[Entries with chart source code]
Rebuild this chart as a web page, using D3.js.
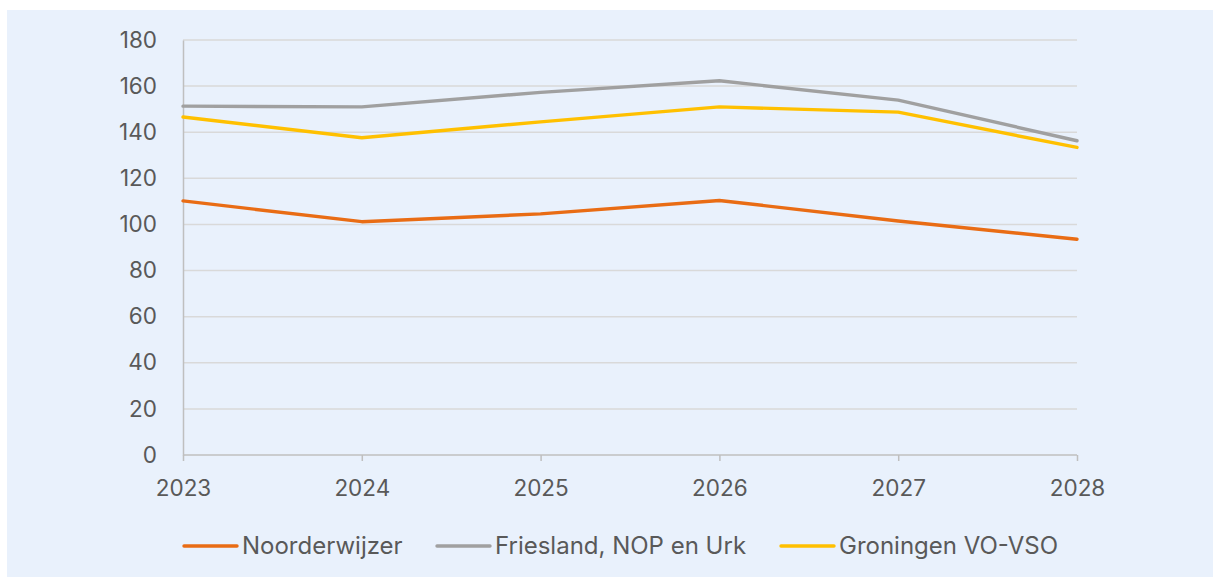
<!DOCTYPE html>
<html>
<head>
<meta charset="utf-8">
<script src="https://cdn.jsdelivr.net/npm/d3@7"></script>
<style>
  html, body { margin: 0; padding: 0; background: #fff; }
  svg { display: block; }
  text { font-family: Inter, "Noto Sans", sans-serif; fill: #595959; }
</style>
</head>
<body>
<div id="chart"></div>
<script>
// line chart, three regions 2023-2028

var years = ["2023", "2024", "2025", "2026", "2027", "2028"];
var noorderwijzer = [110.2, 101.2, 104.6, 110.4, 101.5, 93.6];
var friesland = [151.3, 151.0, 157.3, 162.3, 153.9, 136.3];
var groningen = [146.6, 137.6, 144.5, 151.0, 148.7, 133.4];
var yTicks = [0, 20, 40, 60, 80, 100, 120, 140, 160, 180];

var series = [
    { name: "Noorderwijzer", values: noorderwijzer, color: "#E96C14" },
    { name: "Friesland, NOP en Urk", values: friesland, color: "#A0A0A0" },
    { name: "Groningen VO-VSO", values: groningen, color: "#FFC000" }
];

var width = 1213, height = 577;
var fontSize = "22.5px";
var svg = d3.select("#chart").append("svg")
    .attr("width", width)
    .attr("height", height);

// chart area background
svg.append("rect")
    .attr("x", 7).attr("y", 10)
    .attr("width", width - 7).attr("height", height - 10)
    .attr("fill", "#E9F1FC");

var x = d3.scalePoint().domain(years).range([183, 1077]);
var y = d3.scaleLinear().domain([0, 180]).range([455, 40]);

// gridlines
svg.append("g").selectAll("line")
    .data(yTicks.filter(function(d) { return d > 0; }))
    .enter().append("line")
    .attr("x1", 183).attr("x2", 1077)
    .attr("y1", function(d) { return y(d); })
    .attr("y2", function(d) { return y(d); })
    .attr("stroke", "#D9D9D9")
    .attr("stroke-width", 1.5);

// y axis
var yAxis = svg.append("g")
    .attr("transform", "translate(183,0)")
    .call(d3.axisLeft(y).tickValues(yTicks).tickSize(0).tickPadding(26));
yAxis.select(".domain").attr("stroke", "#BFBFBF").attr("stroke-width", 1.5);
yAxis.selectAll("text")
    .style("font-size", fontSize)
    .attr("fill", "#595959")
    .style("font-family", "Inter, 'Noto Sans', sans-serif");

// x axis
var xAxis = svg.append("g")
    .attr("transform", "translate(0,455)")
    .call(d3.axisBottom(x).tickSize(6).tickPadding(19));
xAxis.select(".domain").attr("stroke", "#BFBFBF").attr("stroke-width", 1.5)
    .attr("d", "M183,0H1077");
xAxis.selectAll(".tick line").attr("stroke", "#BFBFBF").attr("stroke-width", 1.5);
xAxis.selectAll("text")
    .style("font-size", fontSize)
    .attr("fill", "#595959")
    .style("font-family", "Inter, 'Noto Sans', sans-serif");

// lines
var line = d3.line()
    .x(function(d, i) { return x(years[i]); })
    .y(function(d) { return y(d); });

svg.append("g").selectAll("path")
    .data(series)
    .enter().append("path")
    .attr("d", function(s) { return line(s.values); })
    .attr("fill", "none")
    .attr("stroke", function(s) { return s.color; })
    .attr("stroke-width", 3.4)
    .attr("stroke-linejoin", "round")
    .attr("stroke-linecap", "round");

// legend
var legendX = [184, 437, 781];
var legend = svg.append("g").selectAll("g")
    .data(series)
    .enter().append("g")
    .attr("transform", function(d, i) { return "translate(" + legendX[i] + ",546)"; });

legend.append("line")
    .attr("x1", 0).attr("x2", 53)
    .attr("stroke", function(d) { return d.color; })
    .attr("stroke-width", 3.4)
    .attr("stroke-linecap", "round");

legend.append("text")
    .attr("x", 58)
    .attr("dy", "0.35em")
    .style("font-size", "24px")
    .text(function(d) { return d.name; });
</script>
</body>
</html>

==

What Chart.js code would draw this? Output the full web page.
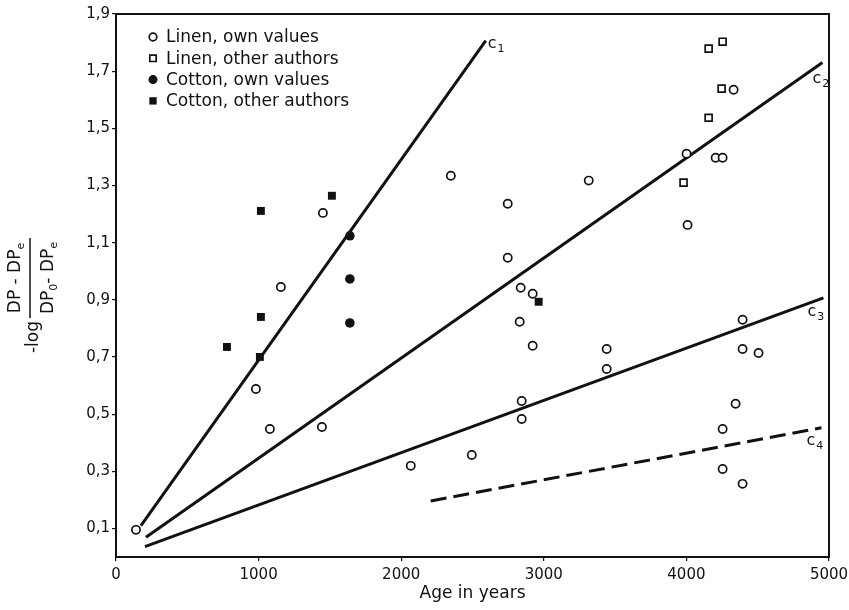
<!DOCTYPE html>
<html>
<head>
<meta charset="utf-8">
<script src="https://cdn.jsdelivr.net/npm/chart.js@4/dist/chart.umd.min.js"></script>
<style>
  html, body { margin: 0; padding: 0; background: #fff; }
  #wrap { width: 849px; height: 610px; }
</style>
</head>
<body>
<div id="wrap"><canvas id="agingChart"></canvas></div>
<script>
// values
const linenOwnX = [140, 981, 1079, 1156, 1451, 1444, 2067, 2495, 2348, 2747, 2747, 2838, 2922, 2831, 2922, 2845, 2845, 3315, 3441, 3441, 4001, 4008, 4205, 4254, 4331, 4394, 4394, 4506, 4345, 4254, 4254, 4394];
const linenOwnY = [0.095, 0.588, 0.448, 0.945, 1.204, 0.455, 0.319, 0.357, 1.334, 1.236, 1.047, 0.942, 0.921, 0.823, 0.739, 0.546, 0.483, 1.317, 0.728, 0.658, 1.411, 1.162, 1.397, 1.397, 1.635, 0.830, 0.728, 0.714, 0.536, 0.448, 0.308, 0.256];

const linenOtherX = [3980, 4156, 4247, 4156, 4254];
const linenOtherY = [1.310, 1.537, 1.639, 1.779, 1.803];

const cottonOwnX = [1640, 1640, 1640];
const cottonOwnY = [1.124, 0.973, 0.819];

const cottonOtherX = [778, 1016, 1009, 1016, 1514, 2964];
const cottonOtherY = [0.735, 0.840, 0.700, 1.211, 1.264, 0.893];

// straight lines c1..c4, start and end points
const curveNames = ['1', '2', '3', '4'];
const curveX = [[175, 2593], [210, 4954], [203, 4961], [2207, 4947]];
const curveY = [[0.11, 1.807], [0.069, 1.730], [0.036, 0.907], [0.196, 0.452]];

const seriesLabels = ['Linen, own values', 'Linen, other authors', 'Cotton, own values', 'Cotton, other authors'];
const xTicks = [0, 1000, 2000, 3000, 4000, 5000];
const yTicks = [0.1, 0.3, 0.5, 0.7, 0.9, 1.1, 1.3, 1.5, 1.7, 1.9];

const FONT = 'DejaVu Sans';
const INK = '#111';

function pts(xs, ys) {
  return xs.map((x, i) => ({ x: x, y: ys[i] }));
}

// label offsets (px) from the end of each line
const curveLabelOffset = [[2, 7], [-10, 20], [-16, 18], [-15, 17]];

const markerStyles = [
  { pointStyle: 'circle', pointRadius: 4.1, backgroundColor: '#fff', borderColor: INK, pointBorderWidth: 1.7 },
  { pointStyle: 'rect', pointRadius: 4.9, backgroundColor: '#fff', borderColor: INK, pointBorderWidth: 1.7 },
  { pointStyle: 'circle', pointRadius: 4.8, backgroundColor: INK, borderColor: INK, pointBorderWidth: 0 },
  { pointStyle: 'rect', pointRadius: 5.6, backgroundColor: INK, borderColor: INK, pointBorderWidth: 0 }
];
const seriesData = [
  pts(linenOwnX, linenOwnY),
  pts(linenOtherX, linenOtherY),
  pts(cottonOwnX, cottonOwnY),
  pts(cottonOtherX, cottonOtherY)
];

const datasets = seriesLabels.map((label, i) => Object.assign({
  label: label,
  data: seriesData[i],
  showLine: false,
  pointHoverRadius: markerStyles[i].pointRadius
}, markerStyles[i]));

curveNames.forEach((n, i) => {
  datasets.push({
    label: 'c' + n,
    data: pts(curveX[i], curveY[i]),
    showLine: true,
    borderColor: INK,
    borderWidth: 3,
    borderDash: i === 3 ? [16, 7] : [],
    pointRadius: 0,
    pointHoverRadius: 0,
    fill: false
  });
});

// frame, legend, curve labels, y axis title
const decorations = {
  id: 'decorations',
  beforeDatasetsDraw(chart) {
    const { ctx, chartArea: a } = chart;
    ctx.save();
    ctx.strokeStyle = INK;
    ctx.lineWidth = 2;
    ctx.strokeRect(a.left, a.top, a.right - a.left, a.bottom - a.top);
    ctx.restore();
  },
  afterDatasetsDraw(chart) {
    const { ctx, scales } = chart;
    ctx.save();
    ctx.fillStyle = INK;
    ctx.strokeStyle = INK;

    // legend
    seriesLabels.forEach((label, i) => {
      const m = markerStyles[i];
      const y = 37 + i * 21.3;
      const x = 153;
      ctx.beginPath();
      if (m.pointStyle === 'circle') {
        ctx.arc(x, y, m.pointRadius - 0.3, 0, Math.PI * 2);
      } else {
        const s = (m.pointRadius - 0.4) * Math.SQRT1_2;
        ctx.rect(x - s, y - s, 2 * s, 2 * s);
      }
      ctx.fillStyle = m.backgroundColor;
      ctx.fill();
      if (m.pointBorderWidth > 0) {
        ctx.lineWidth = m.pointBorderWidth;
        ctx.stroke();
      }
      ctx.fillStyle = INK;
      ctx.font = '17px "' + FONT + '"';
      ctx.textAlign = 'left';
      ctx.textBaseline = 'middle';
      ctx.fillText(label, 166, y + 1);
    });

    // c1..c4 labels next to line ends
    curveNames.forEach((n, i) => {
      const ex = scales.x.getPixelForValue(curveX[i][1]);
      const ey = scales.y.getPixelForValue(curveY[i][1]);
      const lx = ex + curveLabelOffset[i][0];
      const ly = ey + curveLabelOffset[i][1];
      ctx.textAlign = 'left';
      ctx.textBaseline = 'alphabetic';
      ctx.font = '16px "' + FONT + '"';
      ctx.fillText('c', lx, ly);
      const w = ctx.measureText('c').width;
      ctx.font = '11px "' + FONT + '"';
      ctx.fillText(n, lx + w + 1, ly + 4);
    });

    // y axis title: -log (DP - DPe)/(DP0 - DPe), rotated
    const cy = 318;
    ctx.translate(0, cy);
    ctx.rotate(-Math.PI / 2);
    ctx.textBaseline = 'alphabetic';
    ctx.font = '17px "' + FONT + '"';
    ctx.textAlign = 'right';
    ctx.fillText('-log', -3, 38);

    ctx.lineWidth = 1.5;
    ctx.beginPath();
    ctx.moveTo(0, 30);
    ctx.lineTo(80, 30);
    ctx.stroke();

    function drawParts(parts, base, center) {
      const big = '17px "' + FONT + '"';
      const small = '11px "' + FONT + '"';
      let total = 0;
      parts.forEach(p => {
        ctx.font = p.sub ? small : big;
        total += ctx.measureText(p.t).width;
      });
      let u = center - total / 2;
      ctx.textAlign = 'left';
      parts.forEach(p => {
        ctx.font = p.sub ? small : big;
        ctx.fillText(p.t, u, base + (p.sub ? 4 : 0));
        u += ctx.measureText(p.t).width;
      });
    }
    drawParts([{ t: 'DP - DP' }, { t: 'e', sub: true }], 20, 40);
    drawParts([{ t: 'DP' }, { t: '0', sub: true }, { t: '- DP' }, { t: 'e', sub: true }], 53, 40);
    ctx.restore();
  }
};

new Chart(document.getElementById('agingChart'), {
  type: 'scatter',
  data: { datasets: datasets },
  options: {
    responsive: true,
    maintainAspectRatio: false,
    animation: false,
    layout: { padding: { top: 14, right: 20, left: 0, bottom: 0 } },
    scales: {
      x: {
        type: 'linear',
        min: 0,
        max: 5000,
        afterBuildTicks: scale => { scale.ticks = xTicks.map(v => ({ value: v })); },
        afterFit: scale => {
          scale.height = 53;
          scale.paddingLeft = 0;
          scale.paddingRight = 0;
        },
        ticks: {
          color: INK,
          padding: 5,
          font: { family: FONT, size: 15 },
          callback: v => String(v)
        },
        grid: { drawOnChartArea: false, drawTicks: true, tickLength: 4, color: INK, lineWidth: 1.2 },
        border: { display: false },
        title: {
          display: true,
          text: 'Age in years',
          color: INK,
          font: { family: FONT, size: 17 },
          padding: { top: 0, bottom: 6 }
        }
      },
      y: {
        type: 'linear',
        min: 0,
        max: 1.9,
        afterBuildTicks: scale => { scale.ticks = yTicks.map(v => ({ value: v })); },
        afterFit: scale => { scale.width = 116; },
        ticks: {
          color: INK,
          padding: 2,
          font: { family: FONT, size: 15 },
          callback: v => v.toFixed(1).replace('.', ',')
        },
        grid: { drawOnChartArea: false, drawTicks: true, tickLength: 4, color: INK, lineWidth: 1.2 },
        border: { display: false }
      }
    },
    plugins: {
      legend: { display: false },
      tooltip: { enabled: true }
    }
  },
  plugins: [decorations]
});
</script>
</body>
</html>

**Problem description:** Set down nothing but the lines from the one holding "What Chart.js code" through the one holding "const cottonOtherY = [0.735, 0.840, 0.700, 1.211, 1.264, 0.893];", both included, exactly as they appear; any picture is left out.

**Solution for this task:**
What Chart.js code would draw this? Output the full web page.
<!DOCTYPE html>
<html>
<head>
<meta charset="utf-8">
<script src="https://cdn.jsdelivr.net/npm/chart.js@4/dist/chart.umd.min.js"></script>
<style>
  html, body { margin: 0; padding: 0; background: #fff; }
  #wrap { width: 849px; height: 610px; }
</style>
</head>
<body>
<div id="wrap"><canvas id="agingChart"></canvas></div>
<script>
// values
const linenOwnX = [140, 981, 1079, 1156, 1451, 1444, 2067, 2495, 2348, 2747, 2747, 2838, 2922, 2831, 2922, 2845, 2845, 3315, 3441, 3441, 4001, 4008, 4205, 4254, 4331, 4394, 4394, 4506, 4345, 4254, 4254, 4394];
const linenOwnY = [0.095, 0.588, 0.448, 0.945, 1.204, 0.455, 0.319, 0.357, 1.334, 1.236, 1.047, 0.942, 0.921, 0.823, 0.739, 0.546, 0.483, 1.317, 0.728, 0.658, 1.411, 1.162, 1.397, 1.397, 1.635, 0.830, 0.728, 0.714, 0.536, 0.448, 0.308, 0.256];

const linenOtherX = [3980, 4156, 4247, 4156, 4254];
const linenOtherY = [1.310, 1.537, 1.639, 1.779, 1.803];

const cottonOwnX = [1640, 1640, 1640];
const cottonOwnY = [1.124, 0.973, 0.819];

const cottonOtherX = [778, 1016, 1009, 1016, 1514, 2964];
const cottonOtherY = [0.735, 0.840, 0.700, 1.211, 1.264, 0.893];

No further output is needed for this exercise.